* Written problem: Pull every line containing the word "using" from the records.

* Exercise material:
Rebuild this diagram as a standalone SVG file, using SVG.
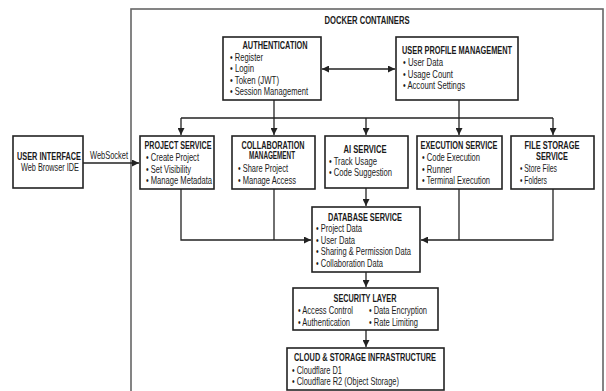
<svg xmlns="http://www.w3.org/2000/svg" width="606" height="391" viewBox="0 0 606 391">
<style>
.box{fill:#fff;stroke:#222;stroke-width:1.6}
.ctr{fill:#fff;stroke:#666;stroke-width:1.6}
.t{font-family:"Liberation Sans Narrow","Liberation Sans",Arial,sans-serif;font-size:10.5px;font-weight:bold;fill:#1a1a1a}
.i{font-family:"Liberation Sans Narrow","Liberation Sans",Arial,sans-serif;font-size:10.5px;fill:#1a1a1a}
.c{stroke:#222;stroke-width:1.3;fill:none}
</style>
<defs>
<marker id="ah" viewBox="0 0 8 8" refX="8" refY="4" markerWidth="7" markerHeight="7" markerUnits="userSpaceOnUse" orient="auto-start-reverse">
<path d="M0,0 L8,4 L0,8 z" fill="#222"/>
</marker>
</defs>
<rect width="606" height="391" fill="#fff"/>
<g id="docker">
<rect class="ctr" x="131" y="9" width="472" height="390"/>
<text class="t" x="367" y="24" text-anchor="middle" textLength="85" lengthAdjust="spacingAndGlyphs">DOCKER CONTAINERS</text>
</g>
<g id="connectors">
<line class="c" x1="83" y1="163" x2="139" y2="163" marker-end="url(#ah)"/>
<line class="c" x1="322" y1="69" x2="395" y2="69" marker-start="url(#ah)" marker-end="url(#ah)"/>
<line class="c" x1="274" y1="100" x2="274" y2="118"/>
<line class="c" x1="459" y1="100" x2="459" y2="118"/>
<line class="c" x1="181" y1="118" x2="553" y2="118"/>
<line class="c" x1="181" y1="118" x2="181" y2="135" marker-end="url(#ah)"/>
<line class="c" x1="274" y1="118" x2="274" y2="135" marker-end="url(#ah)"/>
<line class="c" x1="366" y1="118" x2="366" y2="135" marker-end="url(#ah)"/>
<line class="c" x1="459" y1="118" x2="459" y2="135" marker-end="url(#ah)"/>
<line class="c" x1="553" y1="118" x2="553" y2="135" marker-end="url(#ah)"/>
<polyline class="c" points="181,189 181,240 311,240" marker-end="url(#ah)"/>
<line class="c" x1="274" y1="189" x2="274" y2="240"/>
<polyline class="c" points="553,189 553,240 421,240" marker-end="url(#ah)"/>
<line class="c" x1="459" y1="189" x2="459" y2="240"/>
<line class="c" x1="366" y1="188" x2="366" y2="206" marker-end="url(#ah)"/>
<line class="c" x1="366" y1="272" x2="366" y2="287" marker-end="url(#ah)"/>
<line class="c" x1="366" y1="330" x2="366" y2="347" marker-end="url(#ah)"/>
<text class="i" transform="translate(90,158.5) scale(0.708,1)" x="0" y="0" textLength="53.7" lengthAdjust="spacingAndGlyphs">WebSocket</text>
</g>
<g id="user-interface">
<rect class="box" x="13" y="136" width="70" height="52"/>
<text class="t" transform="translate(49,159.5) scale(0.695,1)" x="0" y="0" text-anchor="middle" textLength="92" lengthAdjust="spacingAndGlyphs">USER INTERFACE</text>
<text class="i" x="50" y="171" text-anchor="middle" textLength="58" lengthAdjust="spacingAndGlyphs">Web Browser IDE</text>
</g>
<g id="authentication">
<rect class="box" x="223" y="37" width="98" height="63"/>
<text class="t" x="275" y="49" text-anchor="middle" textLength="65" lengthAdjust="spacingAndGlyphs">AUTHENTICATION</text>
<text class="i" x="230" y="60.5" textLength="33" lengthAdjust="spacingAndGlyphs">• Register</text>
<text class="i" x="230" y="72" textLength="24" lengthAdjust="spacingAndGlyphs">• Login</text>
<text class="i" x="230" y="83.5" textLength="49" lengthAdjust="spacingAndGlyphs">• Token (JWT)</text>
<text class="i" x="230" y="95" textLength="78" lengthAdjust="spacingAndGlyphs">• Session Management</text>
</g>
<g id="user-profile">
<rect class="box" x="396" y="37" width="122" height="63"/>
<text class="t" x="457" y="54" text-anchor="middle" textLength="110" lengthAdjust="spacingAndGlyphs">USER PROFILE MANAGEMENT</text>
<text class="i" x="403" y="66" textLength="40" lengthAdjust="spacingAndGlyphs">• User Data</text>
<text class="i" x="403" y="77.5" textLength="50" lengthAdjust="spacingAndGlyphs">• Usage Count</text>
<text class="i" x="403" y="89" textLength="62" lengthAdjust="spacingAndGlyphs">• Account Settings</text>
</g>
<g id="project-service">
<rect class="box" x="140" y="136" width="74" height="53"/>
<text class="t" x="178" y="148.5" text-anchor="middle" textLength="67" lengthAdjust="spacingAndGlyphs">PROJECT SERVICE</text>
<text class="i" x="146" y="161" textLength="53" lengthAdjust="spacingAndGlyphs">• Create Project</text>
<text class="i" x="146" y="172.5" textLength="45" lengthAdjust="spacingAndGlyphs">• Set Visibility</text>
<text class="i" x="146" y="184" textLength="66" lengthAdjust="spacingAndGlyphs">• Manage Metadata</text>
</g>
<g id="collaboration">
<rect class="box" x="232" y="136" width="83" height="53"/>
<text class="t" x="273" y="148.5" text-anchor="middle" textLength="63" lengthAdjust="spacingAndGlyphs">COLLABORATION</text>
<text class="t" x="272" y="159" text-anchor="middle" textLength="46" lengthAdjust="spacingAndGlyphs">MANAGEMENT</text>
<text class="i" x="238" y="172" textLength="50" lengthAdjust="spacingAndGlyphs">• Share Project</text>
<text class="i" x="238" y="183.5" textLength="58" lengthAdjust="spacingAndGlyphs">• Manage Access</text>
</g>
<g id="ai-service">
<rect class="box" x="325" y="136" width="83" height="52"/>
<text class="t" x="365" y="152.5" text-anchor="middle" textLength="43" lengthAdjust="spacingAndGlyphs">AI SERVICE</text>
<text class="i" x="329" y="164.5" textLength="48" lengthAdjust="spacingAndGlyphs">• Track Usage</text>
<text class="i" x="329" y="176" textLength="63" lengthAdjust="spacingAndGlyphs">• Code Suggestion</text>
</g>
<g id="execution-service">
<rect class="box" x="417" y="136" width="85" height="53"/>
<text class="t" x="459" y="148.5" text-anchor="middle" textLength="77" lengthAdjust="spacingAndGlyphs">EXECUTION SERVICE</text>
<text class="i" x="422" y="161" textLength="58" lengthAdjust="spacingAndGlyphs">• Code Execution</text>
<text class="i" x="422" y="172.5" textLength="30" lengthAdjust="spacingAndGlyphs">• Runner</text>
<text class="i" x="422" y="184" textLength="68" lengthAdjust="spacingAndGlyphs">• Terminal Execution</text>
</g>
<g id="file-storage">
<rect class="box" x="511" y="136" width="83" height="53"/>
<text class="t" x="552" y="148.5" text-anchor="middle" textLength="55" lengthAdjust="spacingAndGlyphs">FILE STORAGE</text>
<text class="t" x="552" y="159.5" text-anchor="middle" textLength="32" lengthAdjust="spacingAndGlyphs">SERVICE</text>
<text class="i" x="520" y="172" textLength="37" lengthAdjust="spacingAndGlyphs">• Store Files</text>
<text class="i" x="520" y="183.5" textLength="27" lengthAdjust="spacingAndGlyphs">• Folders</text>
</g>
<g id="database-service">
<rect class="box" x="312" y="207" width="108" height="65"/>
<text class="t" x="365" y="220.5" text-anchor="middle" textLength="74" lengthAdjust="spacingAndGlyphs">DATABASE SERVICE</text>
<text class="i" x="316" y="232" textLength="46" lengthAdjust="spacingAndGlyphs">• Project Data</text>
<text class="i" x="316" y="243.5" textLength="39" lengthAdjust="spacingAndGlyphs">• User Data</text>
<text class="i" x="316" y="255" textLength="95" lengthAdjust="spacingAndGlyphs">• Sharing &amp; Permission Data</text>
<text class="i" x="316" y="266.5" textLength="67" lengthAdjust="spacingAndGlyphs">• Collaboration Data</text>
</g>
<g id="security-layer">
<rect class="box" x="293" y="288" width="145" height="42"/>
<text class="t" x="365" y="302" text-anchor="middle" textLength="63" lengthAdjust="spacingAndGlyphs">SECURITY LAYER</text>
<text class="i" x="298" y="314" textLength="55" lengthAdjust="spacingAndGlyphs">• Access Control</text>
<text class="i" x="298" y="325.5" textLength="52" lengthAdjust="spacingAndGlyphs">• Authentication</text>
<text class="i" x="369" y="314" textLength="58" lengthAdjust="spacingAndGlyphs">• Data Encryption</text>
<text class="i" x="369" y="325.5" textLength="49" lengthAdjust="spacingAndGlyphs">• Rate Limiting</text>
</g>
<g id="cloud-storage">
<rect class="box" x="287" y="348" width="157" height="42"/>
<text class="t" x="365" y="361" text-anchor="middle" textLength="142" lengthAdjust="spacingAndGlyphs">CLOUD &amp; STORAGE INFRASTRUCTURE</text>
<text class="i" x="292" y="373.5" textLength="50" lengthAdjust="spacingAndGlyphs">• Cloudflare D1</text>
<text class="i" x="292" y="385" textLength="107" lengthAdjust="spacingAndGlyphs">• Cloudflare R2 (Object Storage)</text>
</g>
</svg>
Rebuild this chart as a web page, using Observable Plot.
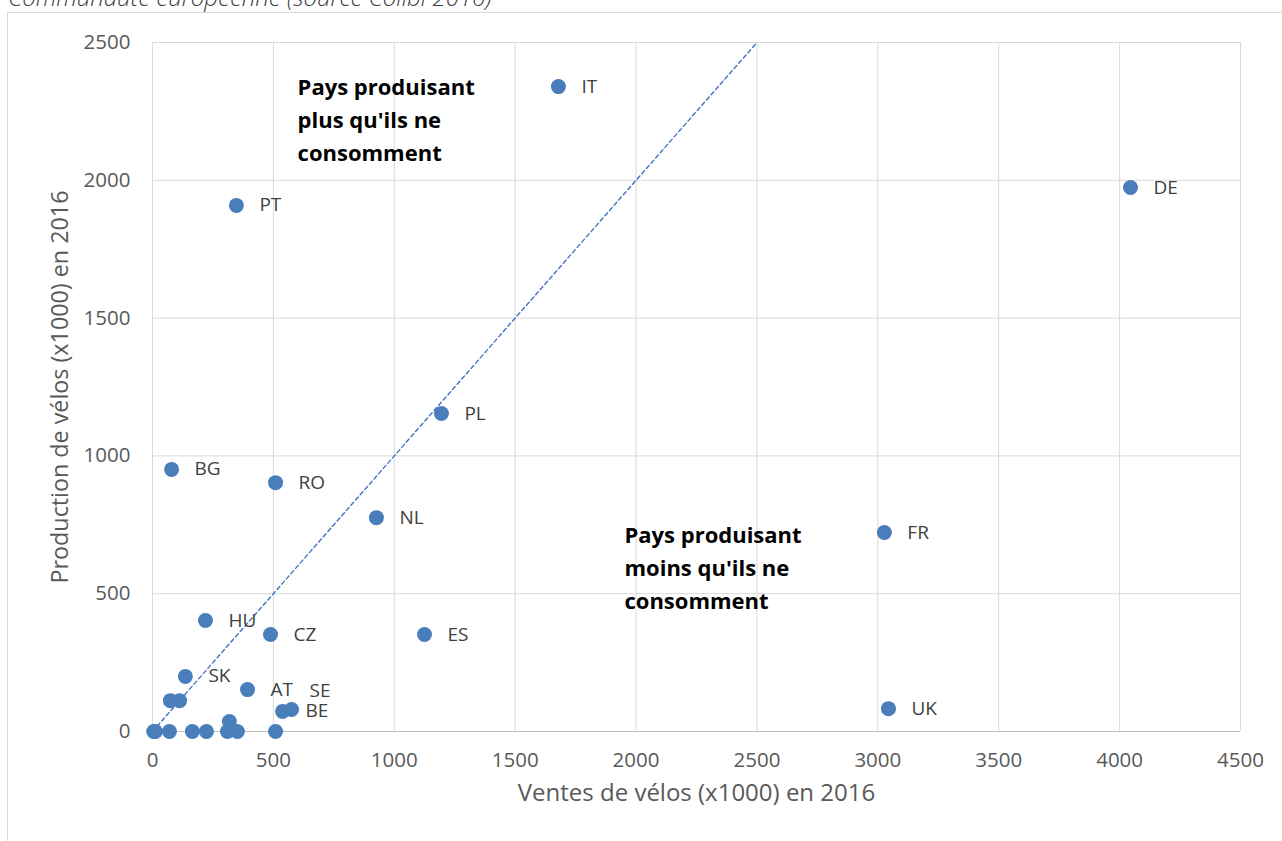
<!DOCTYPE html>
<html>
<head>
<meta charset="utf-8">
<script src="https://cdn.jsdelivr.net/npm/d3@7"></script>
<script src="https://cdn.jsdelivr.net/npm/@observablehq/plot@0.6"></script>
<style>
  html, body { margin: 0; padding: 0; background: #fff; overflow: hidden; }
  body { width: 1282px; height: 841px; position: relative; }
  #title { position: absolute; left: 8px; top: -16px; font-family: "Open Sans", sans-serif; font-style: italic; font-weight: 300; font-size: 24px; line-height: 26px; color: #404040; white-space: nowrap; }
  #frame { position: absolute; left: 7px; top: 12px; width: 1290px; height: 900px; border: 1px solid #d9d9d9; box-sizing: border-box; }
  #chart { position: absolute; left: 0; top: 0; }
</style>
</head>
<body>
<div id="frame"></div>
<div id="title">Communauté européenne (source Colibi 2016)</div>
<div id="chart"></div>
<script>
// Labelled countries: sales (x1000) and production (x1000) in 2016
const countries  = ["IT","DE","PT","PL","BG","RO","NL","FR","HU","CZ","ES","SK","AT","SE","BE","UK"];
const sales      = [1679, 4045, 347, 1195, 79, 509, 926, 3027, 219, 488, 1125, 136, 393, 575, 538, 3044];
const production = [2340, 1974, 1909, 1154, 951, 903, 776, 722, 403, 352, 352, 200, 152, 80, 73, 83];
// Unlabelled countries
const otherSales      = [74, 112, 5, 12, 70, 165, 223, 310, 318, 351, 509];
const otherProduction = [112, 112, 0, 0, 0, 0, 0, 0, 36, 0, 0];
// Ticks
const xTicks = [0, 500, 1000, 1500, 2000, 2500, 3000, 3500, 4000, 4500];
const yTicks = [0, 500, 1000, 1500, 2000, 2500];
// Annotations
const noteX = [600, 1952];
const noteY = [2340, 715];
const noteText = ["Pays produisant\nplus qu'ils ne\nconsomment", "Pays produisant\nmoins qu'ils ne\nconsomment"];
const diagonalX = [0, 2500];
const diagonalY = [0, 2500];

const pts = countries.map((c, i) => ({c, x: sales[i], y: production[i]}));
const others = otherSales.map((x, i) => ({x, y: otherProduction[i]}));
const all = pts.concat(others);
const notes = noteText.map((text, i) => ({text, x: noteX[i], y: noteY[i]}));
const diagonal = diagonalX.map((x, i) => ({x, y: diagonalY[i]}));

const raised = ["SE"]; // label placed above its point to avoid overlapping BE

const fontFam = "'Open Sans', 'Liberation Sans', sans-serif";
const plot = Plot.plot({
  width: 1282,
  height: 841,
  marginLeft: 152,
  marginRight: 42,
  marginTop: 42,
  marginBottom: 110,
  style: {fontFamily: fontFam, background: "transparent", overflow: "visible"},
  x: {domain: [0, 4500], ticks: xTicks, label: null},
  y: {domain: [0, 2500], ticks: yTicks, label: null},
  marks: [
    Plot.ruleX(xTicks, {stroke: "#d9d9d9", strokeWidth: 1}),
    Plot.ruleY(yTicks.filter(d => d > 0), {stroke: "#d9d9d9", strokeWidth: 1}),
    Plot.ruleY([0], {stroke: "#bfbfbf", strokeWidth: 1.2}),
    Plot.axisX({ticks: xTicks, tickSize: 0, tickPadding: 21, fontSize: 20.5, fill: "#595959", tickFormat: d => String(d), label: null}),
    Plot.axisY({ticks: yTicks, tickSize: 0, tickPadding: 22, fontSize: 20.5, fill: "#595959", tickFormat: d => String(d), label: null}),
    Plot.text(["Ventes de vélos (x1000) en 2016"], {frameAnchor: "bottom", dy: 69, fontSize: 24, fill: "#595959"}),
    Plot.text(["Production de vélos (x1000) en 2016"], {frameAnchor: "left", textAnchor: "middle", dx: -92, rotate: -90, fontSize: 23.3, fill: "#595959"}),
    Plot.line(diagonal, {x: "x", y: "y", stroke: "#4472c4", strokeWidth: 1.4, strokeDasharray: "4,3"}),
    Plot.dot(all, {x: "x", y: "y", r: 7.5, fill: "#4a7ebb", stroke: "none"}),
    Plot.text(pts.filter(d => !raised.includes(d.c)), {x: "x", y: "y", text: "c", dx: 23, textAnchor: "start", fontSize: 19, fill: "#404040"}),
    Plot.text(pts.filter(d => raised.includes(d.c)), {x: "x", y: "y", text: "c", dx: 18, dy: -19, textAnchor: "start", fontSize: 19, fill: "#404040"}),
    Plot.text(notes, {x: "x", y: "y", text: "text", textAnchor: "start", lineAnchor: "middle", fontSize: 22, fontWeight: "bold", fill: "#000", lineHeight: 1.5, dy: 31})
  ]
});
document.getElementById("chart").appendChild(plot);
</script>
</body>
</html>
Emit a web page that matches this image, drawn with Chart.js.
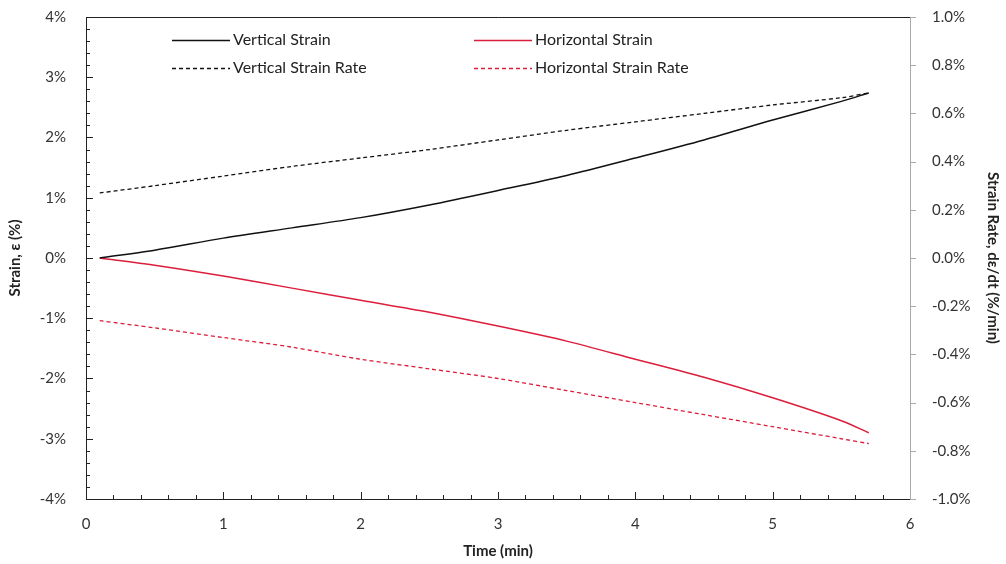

* Result of the task:
Rebuild this diagram as a standalone SVG file, using SVG.
Rebuild this chart as a web page, using Observable Plot.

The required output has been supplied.